On Tue, Nov 12, 2019 at 8:51 AM Joerg Sonnenberger <jo...@bec.de> wrote:
>
> On Tue, Nov 12, 2019 at 08:25:46AM -0500, Greg Troxel wrote:
> > David Brownlee <a...@absd.org> writes:
> >
> > > On Tue, 12 Nov 2019 at 11:33, Jaromír Doleček <jaromir.dole...@gmail.com> 
> > > wrote:
> > >>
> > >> Le mar. 12 nov. 2019 à 12:05, Martin Husemann <mar...@duskware.de> a 
> > >> écrit :
> > >>>
> > >>> Not seen this locally, but that would be the switch to bsd/libarchive 
> > >>> tar.
> > >>> Maybe it does not unlink files before extraction and replaces them 
> > >>> in-space?
> > >>>
> > >>> I do the same kind of updates, but usually on a very quiet system.
> > >>>
> > >>> The crashes you see are from other running processes? Joerg would likely
> > >>> say: "don't do that" ;-)
> > >>>
> > >>
> > >> I thought we do unlink by default, I think I remember a commit to that 
> > >> effect in past. The unlink is very useful default behaviour of GNU tar. 

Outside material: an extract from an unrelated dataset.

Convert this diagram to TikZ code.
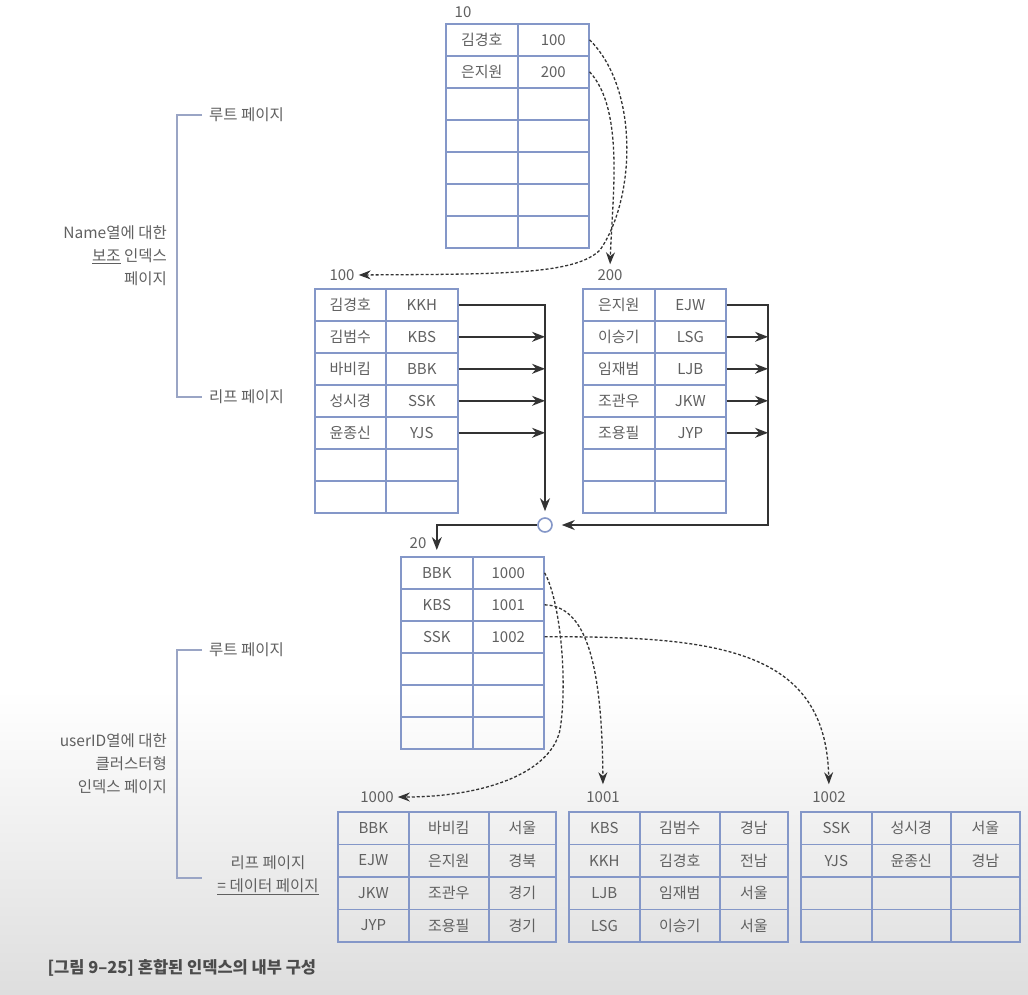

> > >> In-place overwrite is very rarely the wanted behaviour.
> > >
> > > Aha thanks!
> > >
> > > I would argue the switch to unlink no longer being the default is a
> > > regression. If its mandated by standards or we're the only outlier
> > > then it probably makes sense to switch, but otherwise its sprinkling
> > > occasional non deterministic breakage across a bunch of scripts which
> > > previously ran fine on NetBSD.
>
> It does not force an unlink first, but will unlink if there is a
> conflict. So the question would be why open(2) with O_CREAT|O_EXCL
> doesn't fail.
>
> > I'm not quite clear on 'unlink by default', but it seems to me the
> > replacement files should be written to a temporary name and then
> > renamed() into place so the file is either the old version or the new
> > version.
>
> That would dramatically increase the time it takes for an untar for
> little to no gain.
>
> Joerg

If you try the same thing on FreeBSD does the same error happen?